→ Available data

★ ★ ★

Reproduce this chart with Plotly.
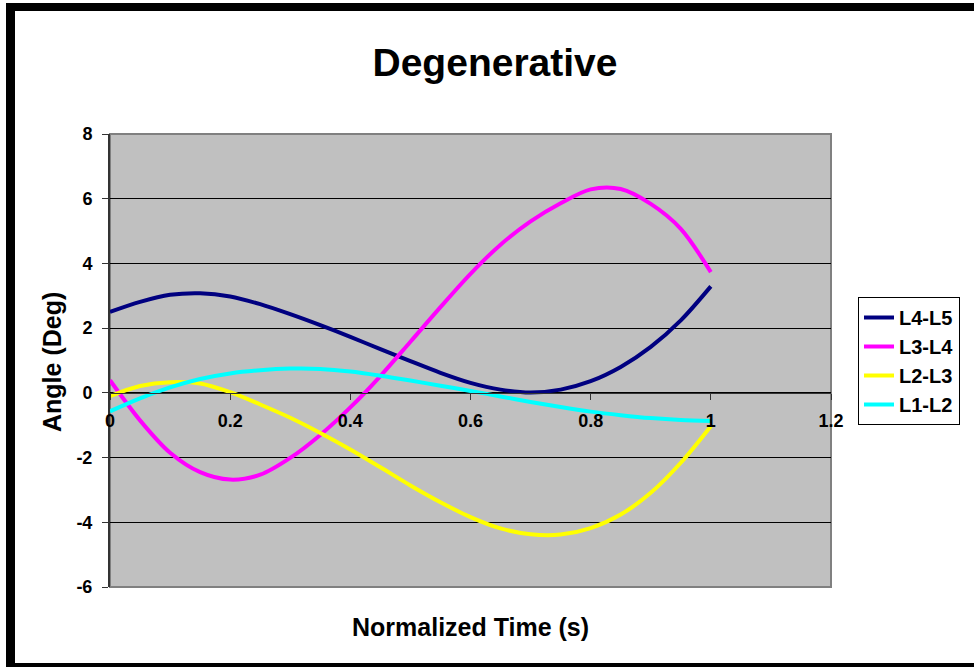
import plotly.graph_objects as go

# Normalized time samples
time = [0.0, 0.05, 0.1, 0.15, 0.2, 0.25, 0.3, 0.35, 0.4, 0.45, 0.5,
        0.55, 0.6, 0.65, 0.7, 0.75, 0.8, 0.85, 0.9, 0.95, 1.0]

# Segmental angles (deg)
l4_l5 = [2.50, 2.81, 3.03, 3.08, 2.98, 2.74, 2.43, 2.09, 1.73, 1.35, 0.98,
         0.62, 0.31, 0.10, 0.01, 0.10, 0.36, 0.80, 1.42, 2.24, 3.29]
l3_l4 = [0.39, -0.85, -1.85, -2.45, -2.68, -2.53, -2.01, -1.30, -0.45, 0.52, 1.58,
         2.65, 3.68, 4.58, 5.30, 5.86, 6.29, 6.30, 5.84, 5.07, 3.73]
l2_l3 = [-0.10, 0.21, 0.33, 0.29, 0.02, -0.36, -0.77, -1.24, -1.75, -2.30, -2.86,
         -3.38, -3.84, -4.19, -4.37, -4.38, -4.18, -3.76, -3.09, -2.16, -1.03]
l1_l2 = [-0.57, -0.17, 0.17, 0.43, 0.60, 0.70, 0.75, 0.74, 0.66, 0.53, 0.38,
         0.22, 0.06, -0.11, -0.28, -0.44, -0.58, -0.69, -0.78, -0.84, -0.87]

series_names = ["L4-L5", "L3-L4", "L2-L3", "L1-L2"]
series_values = [l4_l5, l3_l4, l2_l3, l1_l2]
series_colors = ["#000080", "#FF00FF", "#FFFF00", "#00FFFF"]

x_tick_vals = [0, 0.2, 0.4, 0.6, 0.8, 1.0, 1.2]
x_tick_text = ["0", "0.2", "0.4", "0.6", "0.8", "1", "1.2"]
y_tick_vals = [-6, -4, -2, 0, 2, 4, 6, 8]
y_tick_text = ["-6", "-4", "-2", "0", "2", "4", "6", "8"]

W, H = 974, 667
L, R, T, B = 110, 831, 134, 587  # plot area in pixels


def px(xp):
    return (xp - L) / (R - L)


def py(yp):
    return (B - yp) / (B - T)


FONT = "Arial, Liberation Sans, sans-serif"

fig = go.Figure()
for name, vals, col in zip(series_names, series_values, series_colors):
    fig.add_trace(go.Scatter(
        x=time, y=vals, name=name, mode="lines",
        line=dict(color=col, width=4, shape="spline", smoothing=0.9),
    ))

y_min, y_max = -6, 8
shapes = [
    # plot area frame
    dict(type="rect", xref="paper", yref="paper", x0=0, x1=1, y0=0, y1=1,
         line=dict(color="#808080", width=2), layer="below"),
    # chart border bars
    dict(type="rect", xref="paper", yref="paper", x0=px(6), x1=px(15), y0=py(667), y1=py(3),
         fillcolor="black", line=dict(width=0)),
    dict(type="rect", xref="paper", yref="paper", x0=px(6), x1=px(974), y0=py(11), y1=py(3),
         fillcolor="black", line=dict(width=0)),
    dict(type="rect", xref="paper", yref="paper", x0=px(6), x1=px(974), y0=py(667), y1=py(663),
         fillcolor="black", line=dict(width=0)),
]

annotations = [
    dict(text="<b>Normalized Time (s)</b>", xref="paper", yref="paper",
         x=px(470), y=py(627), xanchor="center", yanchor="middle", showarrow=False,
         font=dict(family=FONT, size=25, color="black")),
    dict(text="<b>Angle (Deg)</b>", xref="paper", yref="paper",
         x=px(52), y=py(362), xanchor="center", yanchor="middle", showarrow=False,
         textangle=-90, font=dict(family=FONT, size=25, color="black")),
]

tick_font = dict(family=FONT, size=18, color="black", weight="bold")

fig.update_layout(
    width=W, height=H,
    margin=dict(l=L, r=W - R, t=T, b=H - B, pad=0),
    paper_bgcolor="white",
    plot_bgcolor="#C0C0C0",
    font=dict(family=FONT, color="black"),
    title=dict(text="<b>Degenerative</b>", x=495 / W, xanchor="center",
               y=1 - 62 / H, yanchor="middle", yref="container",
               font=dict(family=FONT, size=39, color="black")),
    xaxis=dict(range=[0, 1.2], tickvals=x_tick_vals, ticktext=x_tick_text,
               showgrid=False, zeroline=False, showline=True, linecolor="#333333",
               linewidth=1, ticks="outside", ticklen=6, tickcolor="#333333",
               anchor="free", position=(0 - y_min) / (y_max - y_min),
               ticklabelstandoff=6, tickfont=tick_font),
    yaxis=dict(range=[y_min, y_max], tickvals=y_tick_vals, ticktext=y_tick_text,
               showgrid=True, gridcolor="black", gridwidth=1, zeroline=False,
               showline=True, linecolor="#333333", linewidth=2,
               ticks="outside", ticklen=6, tickcolor="#333333",
               ticklabelstandoff=6, tickfont=tick_font),
    legend=dict(x=px(858), y=py(297), xanchor="left", yanchor="top",
                bgcolor="white", bordercolor="black", borderwidth=1,
                font=dict(family=FONT, size=20, color="black", weight="bold"),
                itemwidth=30),
    shapes=shapes,
    annotations=annotations,
    showlegend=True,
)

fig.write_html("out.html")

★ ★ ★

→ Problem to solve
Copy exactly the lines running from the beginning of the listing through the line that has "0.55, 0.6, 0.65, 0.7, 0.75, 0.8, 0.85, 0.9, 0.95, 1.0]". Drop the pictures.

→ Written response
Reproduce this chart with Plotly.
import plotly.graph_objects as go

# Normalized time samples
time = [0.0, 0.05, 0.1, 0.15, 0.2, 0.25, 0.3, 0.35, 0.4, 0.45, 0.5,
        0.55, 0.6, 0.65, 0.7, 0.75, 0.8, 0.85, 0.9, 0.95, 1.0]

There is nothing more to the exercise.